Como a História o demonstra, a guerra é uma “arte” viva que nunca parou de evoluir. Foi uma ferramenta essencial na ascensão de impérios tal como o foi nos seus derrubes. E à medida que cada vez mais as tecnologias se desenvolveram, cada vez mais o ser humano se afastou do campo de batalha sem perder a capacidade de subjugar o seu inimigo. Por outras palavras, cada vez menos o guerreiro reconhece o seu oponente como um guerreiro e cada vez mais o vê como um problema a resolver. É devido a esta evolução do campo de batalha que em relação ao passado conseguimos identificar inúmeros heróis-guerreiros, mas em relação à modernidade, apesar de existirem, temos maior dificuldade em nomeá-los, ainda mais com as complicações éticas atuais que se colocam em atribuir a heroicidade a alguém que, para alcançar o seu objetivo, seja ele qual for, mata o seu semelhante.

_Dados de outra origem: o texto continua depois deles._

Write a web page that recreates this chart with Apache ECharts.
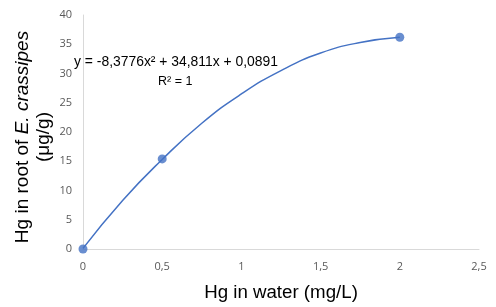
<!DOCTYPE html>
<html><head><meta charset="utf-8">
<script src="https://cdn.jsdelivr.net/npm/echarts@6/dist/echarts.min.js"></script>
<style>html,body{margin:0;padding:0;background:#fff}#c{width:496px;height:307px}</style>
</head><body><div id="c"></div>
<script>
// Measured points
const pointX = [0, 0.5, 2];
const pointY = [0, 15.4, 36.2];
// Trendline
const trendX = [0, 0.25, 0.5, 0.75, 1, 1.25, 1.5, 1.75, 2];
const trendY = [0.1, 8.3, 15.3, 21.5, 26.5, 30.5, 33.5, 35.3, 36.2];
const xTicks = ['0', '0,5', '1', '1,5', '2', '2,5'];
const equationText = 'y = -8,3776x\u00B2 + 34,811x + 0,0891';
const r2Text = 'R\u00B2 = 1';
const xTitle = 'Hg in water (mg/L)';
const yTitle = '{n|Hg in root of }{i|E. crassipes}\n{n|(\u03BCg/g)}';

const chart = echarts.init(document.getElementById('c'));
const blue = '#4472C4';
chart.setOption({
  animation: false,
  grid: {left: 83, right: 17, top: 15, bottom: 58, containLabel: false, outerBoundsMode: 'none'},
  xAxis: {
    type: 'value', min: 0, max: 2.5, interval: 0.5,
    axisLine: {lineStyle: {color: '#d9d9d9'}},
    axisTick: {show: false}, splitLine: {show: false},
    axisLabel: {color: '#595959', fontSize: 11, fontFamily: 'Open Sans', margin: 12,
      formatter: v => xTicks[Math.round(v / 0.5)]},
    name: xTitle, nameLocation: 'middle', nameGap: 34,
    nameTextStyle: {color: '#000', fontSize: 18.7, fontFamily: 'Liberation Sans'}
  },
  yAxis: {
    type: 'value', min: 0, max: 40, interval: 5,
    axisLine: {show: true, lineStyle: {color: '#d9d9d9'}},
    axisTick: {show: false}, splitLine: {show: false},
    axisLabel: {color: '#595959', fontSize: 11, fontFamily: 'Open Sans', margin: 11}
  },
  series: [
    {type: 'line', data: trendX.map((x, i) => [x, trendY[i]]), smooth: true, showSymbol: false,
     lineStyle: {color: blue, width: 1.5}, silent: true, z: 2},
    {type: 'scatter', data: pointX.map((x, i) => [x, pointY[i]]), symbolSize: 9,
     itemStyle: {color: blue}, z: 3}
  ],
  graphic: [
    {type: 'text', x: 33, y: 137, rotation: Math.PI / 2,
     style: {text: yTitle, align: 'center', verticalAlign: 'middle',
       rich: {
         n: {fontSize: 19, fontFamily: 'Liberation Sans', fill: '#000', lineHeight: 21},
         i: {fontSize: 19, fontFamily: 'Liberation Sans', fontStyle: 'italic', fill: '#000', lineHeight: 21}
       }}},
    {type: 'text', left: 74, top: 55, style: {text: equationText, fontSize: 13.9, fontFamily: 'Liberation Sans', fill: '#000'}},
    {type: 'text', left: 158, top: 75, style: {text: r2Text, fontSize: 12.5, fontFamily: 'Liberation Sans', fill: '#000'}}
  ]
});
</script></body></html>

Mas não foi apenas a nível da proximidade ao campo de batalha ou ao inimigo que a guerra evoluiu. As suas maiores mudanças relacionam-se com quem a combate e a forma como a combate. Enquanto que no passado o conflito armado era praticado por soldados e pelo elemento ou organização regente numa ação coordenada, agora, além de contar com esses elementos, a guerra é combatida por uma multiplicidade de agentes, cada um representativo da sua área de especialidade associada às tipologias de combate não armado, algo que assumiu no mundo lendário grego a forma de quimera. Num mundo ideal, na verdade, poderíamos imaginar que talvez estes desenvolvimentos orientassem a humanidade num caminho menos violento, mas não foi esse o resultado já que com este tipo de inovações também a linha entre o aceitável e o não aceitável tornou-se mais difícil de assinalar. A declaração de guerra deu espaço à declaração de hostilidade.

Como se sabe, na semana passada a Vodafone foi alvo de um ataque de um ou mais hackers associados a fóruns online russos, o que já levantou a hipótese de que possa ser uma demonstração de força por parte do governo de Putin provocado pelas tensões entre a NATO e aquela potência mundial. Nada está provado e, mesmo que alguma vez se descubra algum traço de influência governamental no ataque levado a cabo em Portugal, não será motivo de declarações, porque esta já se tornou uma realidade aceite no contexto internacional em que hackers estrangeiros começam a predar servidores de um determinado país com motivações para além das económicas.

No caso hipotético de esta ter sido uma ação coordenada por um governo estrangeiro, à primeira vista, as conclusões podem parecer relativamente positivas comparadas àquilo que se pode chamar de guerra convencional. Afinal de contas, foram hostilidades sem mortos nem feridos. Mas, quando analisamos o fenómeno com um olhar mais crítico, observamos aquilo que é a perversão dos princípios que, aos poucos e poucos, vieram a ser assumidos em tempos de guerra, nomeadamente no que diz respeito à proibição de ataques contra civis. Desta vez, já não são só os soldados que sofrem fisicamente a guerra, também os civis passam a ser alvos diretos das consequências desta.

Devido ao seu desenvolvimento e utilidade, as tecnologias digitais tornaram-se essenciais para a nossa vida em sociedade. Por isso é que também se tornaram objeto das novas formas de guerra não declarada que, pelo que revelam os seus efeitos, ainda não foram encaradas com a seriedade que a situação merece. Resta assim esperar que, com este novo foco de atenção, sejam desenvolvidas soluções eficazes que neutralizem qualquer guerra quimérica que se avizinhe. Venha ela de onde vier.